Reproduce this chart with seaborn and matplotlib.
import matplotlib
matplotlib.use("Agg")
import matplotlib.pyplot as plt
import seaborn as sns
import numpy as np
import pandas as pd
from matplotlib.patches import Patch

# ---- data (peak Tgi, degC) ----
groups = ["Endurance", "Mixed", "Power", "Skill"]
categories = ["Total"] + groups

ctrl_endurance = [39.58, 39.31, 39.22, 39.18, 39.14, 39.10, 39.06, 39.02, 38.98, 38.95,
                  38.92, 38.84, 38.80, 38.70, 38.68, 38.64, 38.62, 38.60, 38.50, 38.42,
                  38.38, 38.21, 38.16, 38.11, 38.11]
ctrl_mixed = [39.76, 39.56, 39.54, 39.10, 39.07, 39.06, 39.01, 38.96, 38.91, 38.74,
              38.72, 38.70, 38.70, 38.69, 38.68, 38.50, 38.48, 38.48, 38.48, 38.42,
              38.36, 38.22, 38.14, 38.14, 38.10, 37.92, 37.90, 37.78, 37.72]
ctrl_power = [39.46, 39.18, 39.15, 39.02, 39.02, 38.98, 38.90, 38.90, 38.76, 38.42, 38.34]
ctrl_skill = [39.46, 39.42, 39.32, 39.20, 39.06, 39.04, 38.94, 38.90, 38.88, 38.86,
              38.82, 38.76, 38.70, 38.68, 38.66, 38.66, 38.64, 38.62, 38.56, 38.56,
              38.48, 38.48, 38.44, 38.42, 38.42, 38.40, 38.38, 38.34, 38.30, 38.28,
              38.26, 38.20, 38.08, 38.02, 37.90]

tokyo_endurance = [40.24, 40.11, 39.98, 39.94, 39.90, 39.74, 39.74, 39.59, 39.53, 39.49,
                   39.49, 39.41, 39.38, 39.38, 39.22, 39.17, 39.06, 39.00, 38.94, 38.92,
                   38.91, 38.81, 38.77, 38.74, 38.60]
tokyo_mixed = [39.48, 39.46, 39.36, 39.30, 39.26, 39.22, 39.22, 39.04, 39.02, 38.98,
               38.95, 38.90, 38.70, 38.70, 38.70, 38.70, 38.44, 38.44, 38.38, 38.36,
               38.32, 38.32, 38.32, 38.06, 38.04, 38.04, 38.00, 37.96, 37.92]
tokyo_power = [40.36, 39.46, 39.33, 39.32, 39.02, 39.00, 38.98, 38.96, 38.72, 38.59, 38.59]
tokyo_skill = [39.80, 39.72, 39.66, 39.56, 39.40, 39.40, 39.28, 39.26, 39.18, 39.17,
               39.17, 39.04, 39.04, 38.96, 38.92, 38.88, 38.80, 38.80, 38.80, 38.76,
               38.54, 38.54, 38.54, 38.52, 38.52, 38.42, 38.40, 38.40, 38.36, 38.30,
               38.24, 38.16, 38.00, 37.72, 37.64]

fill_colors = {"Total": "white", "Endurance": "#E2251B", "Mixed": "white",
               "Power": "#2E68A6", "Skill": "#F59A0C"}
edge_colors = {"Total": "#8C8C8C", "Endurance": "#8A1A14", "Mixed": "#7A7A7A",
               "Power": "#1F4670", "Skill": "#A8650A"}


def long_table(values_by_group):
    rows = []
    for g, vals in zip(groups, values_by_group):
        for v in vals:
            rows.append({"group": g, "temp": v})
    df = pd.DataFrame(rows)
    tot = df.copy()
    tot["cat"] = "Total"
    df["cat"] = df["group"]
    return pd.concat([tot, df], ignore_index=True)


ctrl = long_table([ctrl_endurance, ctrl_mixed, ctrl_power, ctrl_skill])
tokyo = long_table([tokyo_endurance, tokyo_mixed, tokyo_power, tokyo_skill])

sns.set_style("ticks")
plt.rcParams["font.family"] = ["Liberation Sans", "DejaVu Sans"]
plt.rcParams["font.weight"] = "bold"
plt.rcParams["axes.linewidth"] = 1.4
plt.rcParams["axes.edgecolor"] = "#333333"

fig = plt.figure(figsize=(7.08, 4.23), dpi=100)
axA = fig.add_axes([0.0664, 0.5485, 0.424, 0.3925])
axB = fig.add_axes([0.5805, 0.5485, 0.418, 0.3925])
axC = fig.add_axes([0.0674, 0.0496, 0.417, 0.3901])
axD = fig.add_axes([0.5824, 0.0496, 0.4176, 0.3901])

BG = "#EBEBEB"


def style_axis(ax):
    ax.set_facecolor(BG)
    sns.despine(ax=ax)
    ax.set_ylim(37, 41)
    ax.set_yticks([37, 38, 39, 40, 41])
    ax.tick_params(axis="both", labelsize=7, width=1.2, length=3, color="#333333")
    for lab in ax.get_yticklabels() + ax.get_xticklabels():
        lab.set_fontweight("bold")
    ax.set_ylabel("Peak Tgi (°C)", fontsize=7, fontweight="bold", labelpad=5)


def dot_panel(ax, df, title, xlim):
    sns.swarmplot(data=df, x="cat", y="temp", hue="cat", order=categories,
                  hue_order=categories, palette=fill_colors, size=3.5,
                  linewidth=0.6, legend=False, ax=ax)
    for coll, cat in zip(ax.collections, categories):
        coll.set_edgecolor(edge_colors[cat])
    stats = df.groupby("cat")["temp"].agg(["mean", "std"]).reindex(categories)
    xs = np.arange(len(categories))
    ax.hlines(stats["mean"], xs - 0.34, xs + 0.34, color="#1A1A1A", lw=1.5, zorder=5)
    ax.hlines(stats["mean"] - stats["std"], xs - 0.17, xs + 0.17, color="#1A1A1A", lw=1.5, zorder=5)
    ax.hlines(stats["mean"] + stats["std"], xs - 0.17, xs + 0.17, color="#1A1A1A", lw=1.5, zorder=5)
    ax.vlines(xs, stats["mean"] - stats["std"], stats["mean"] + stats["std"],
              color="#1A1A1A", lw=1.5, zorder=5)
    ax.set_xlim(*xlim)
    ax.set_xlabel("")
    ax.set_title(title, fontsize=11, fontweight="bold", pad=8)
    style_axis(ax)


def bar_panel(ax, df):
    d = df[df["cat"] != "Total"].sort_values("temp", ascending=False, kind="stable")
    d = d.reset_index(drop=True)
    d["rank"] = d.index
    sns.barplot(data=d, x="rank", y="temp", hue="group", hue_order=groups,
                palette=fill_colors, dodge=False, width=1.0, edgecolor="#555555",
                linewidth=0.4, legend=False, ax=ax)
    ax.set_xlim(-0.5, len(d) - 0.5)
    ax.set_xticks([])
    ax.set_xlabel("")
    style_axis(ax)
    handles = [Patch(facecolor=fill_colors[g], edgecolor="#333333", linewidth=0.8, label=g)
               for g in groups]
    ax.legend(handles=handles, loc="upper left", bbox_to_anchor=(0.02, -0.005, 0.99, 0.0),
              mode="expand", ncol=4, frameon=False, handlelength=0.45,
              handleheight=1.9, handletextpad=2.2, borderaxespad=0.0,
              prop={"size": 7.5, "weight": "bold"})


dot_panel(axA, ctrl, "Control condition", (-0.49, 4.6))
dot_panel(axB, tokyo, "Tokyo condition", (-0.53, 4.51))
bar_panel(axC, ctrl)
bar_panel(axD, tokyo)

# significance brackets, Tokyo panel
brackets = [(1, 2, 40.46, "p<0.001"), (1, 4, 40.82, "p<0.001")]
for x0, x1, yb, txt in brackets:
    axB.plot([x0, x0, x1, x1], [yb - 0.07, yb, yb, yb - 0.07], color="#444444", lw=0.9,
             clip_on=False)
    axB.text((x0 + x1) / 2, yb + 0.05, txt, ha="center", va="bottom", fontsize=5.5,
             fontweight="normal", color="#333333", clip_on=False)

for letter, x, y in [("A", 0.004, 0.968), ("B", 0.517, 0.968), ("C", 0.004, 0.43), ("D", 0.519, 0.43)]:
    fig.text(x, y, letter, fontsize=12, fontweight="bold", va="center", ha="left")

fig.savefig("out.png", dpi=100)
------------------------------------
## What to produce
Please print the material above exactly as it appears, from its first line through the line containing "38.24, 38.16, 38.00, 37.72, 37.64]", inclusive, and stop there.

## Task solution
Reproduce this chart with seaborn and matplotlib.
import matplotlib
matplotlib.use("Agg")
import matplotlib.pyplot as plt
import seaborn as sns
import numpy as np
import pandas as pd
from matplotlib.patches import Patch

# ---- data (peak Tgi, degC) ----
groups = ["Endurance", "Mixed", "Power", "Skill"]
categories = ["Total"] + groups

ctrl_endurance = [39.58, 39.31, 39.22, 39.18, 39.14, 39.10, 39.06, 39.02, 38.98, 38.95,
                  38.92, 38.84, 38.80, 38.70, 38.68, 38.64, 38.62, 38.60, 38.50, 38.42,
                  38.38, 38.21, 38.16, 38.11, 38.11]
ctrl_mixed = [39.76, 39.56, 39.54, 39.10, 39.07, 39.06, 39.01, 38.96, 38.91, 38.74,
              38.72, 38.70, 38.70, 38.69, 38.68, 38.50, 38.48, 38.48, 38.48, 38.42,
              38.36, 38.22, 38.14, 38.14, 38.10, 37.92, 37.90, 37.78, 37.72]
ctrl_power = [39.46, 39.18, 39.15, 39.02, 39.02, 38.98, 38.90, 38.90, 38.76, 38.42, 38.34]
ctrl_skill = [39.46, 39.42, 39.32, 39.20, 39.06, 39.04, 38.94, 38.90, 38.88, 38.86,
              38.82, 38.76, 38.70, 38.68, 38.66, 38.66, 38.64, 38.62, 38.56, 38.56,
              38.48, 38.48, 38.44, 38.42, 38.42, 38.40, 38.38, 38.34, 38.30, 38.28,
              38.26, 38.20, 38.08, 38.02, 37.90]

tokyo_endurance = [40.24, 40.11, 39.98, 39.94, 39.90, 39.74, 39.74, 39.59, 39.53, 39.49,
                   39.49, 39.41, 39.38, 39.38, 39.22, 39.17, 39.06, 39.00, 38.94, 38.92,
                   38.91, 38.81, 38.77, 38.74, 38.60]
tokyo_mixed = [39.48, 39.46, 39.36, 39.30, 39.26, 39.22, 39.22, 39.04, 39.02, 38.98,
               38.95, 38.90, 38.70, 38.70, 38.70, 38.70, 38.44, 38.44, 38.38, 38.36,
               38.32, 38.32, 38.32, 38.06, 38.04, 38.04, 38.00, 37.96, 37.92]
tokyo_power = [40.36, 39.46, 39.33, 39.32, 39.02, 39.00, 38.98, 38.96, 38.72, 38.59, 38.59]
tokyo_skill = [39.80, 39.72, 39.66, 39.56, 39.40, 39.40, 39.28, 39.26, 39.18, 39.17,
               39.17, 39.04, 39.04, 38.96, 38.92, 38.88, 38.80, 38.80, 38.80, 38.76,
               38.54, 38.54, 38.54, 38.52, 38.52, 38.42, 38.40, 38.40, 38.36, 38.30,
               38.24, 38.16, 38.00, 37.72, 37.64]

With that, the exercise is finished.